The land we'll "travel" to in this case is the area loosely described as the Middle East, where Za'atar, the blend of toasted sesame seeds, sumac, thyme, oregano, marjoram, and salt, has been a staple of the cuisines of Israel, Palestine, Jordan, Lebanon, and Syria since Biblical times. My husband made this recipe (adapted from one we found in America's Test Kitchen's "Sunday Suppers" book) recently for Sunday dinner, accompanied by some shallow-fried fingerling potatoes (also dusted with Za'atar) and some roasted eggplant with a savory anchovy-herb dressing. Yummmm.

Za'atar-Spiced Roast Chicken

Serves 4


  • 3 tablespoons extra virgin olive oil, divided

  • 3 tablespoons Electric Za'atar (get yours here)

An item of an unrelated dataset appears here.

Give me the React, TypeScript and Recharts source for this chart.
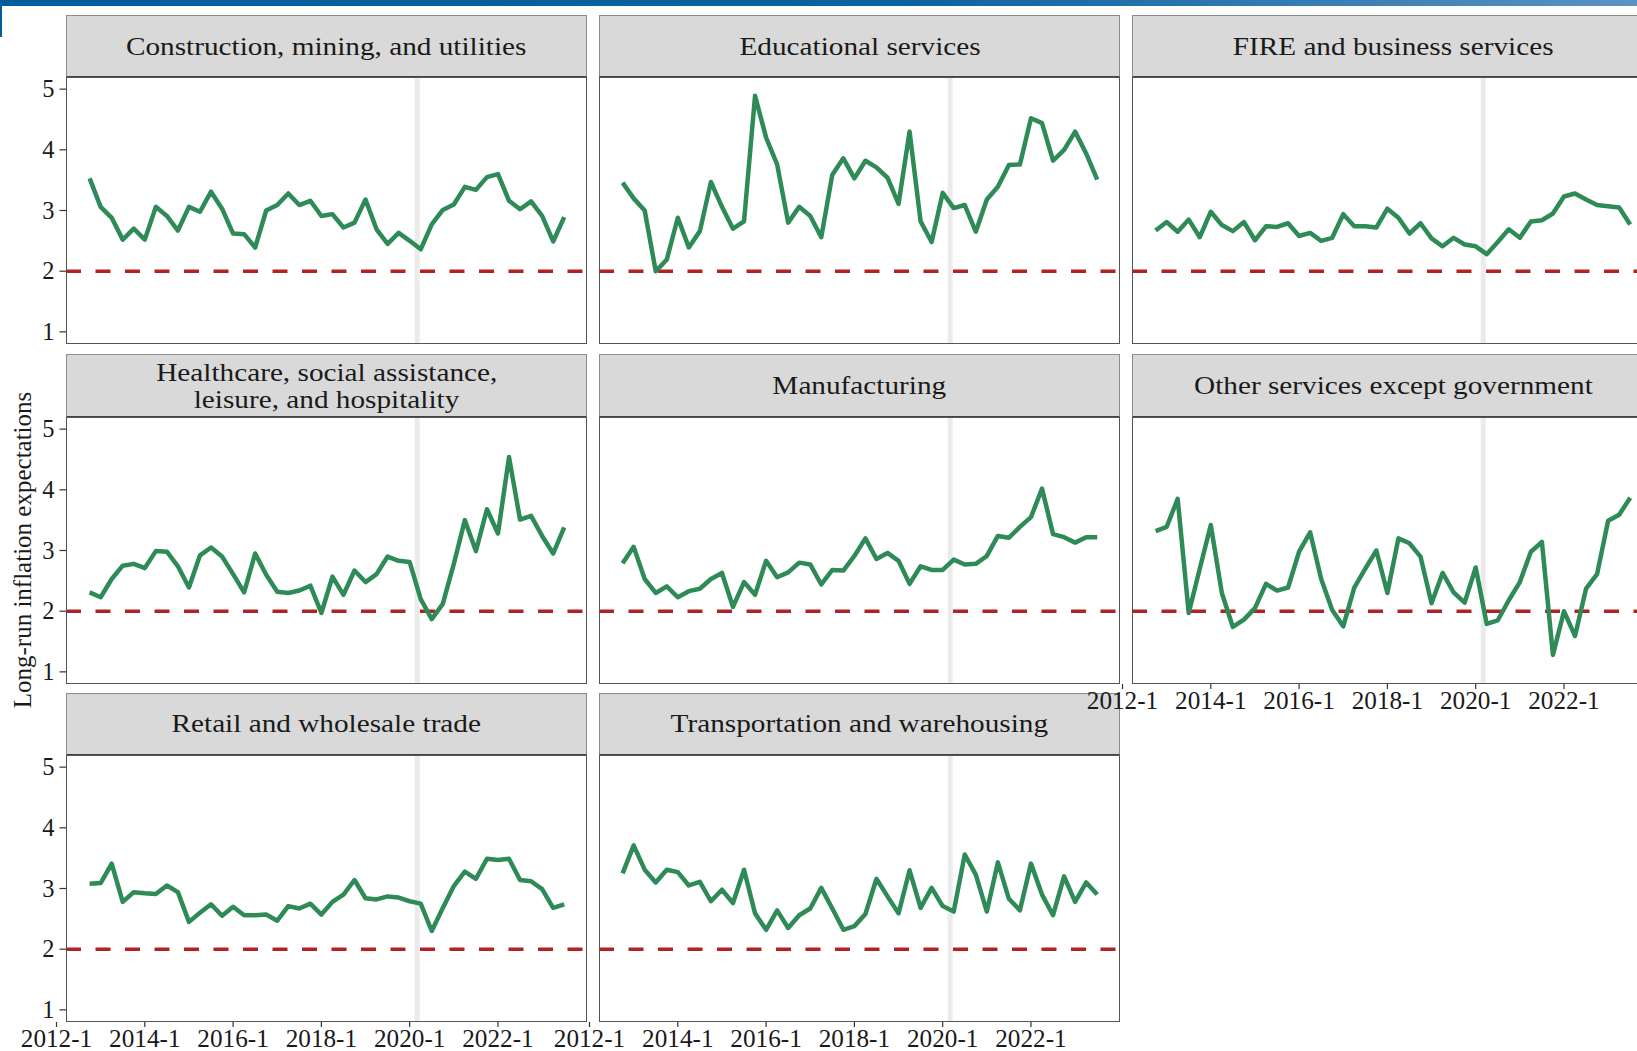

  • 1 (3 1/2 to 4-lb) whole chicken, giblets discarded

  • Salt and pepper


Adjust oven rack to lowest position and heat oven to 450 degrees. Combine 2 tablespoons oil and Za'atar in a small bowl. Set aside for later.

Place the chicken breast-side down on a cutting board, and use kitchen shears to cut through the bones on either side of the backbone. Save the backbone for making chicken stock later, and trim away excess fat and skin around the neck. Flip the chicken and tuck the wingtips behind the back. (In culinary school we called this the "Sexy Chicken" because it looks like it's posing in a boudoir photo shoot. Hahaha.)

Press firmly on the breastbone to flatten the chicken. Cover the chicken and surrounding area with plastic wrap, and use the flat side of a meat tenderizer or a rolling pin to pound the breast so that they are about the same thickness as the legs and thighs. Pat the chicken dry with paper towels and season with salt and pepper.

Heat a tablespoon of oil in a 12-inch cast iron skillet over medium-high heat until just smoking. Place the chicken, skin side down, in the skillet. Reduce the heat to medium, and place a heavy pot (we used another cast iron skillet) on the chicken to press it flat. Cook chicken until skin is crispy and browned, about 25 minutes.

Remove whatever you're using to weigh down the chicken and carefully flip the chicken over in the skillet. Put on some gloves, and rub the chicken all over with your za'atar paste. You can use a brush if you prefer, but it's easier to use your hands (aka "man's original tools"). Just be careful, as the chicken is obviously going to be hot.

Transfer the skillet to the bottom rack in the oven, and roast until the breast registers 160 degrees, about 15 minutes.

Transfer the chicken to a carving board and allow to rest 10 minutes before carving. Serve chicken with some Toum (recipe here) or make a zesty vinaigrette with 1 tablespoon minced fresh mint, 1 tablespoon minced preserved lemon rind, 1 tablespoon white wine vinegar, 1 teaspoon dijon mustard, and 3 tablespoons olive oil.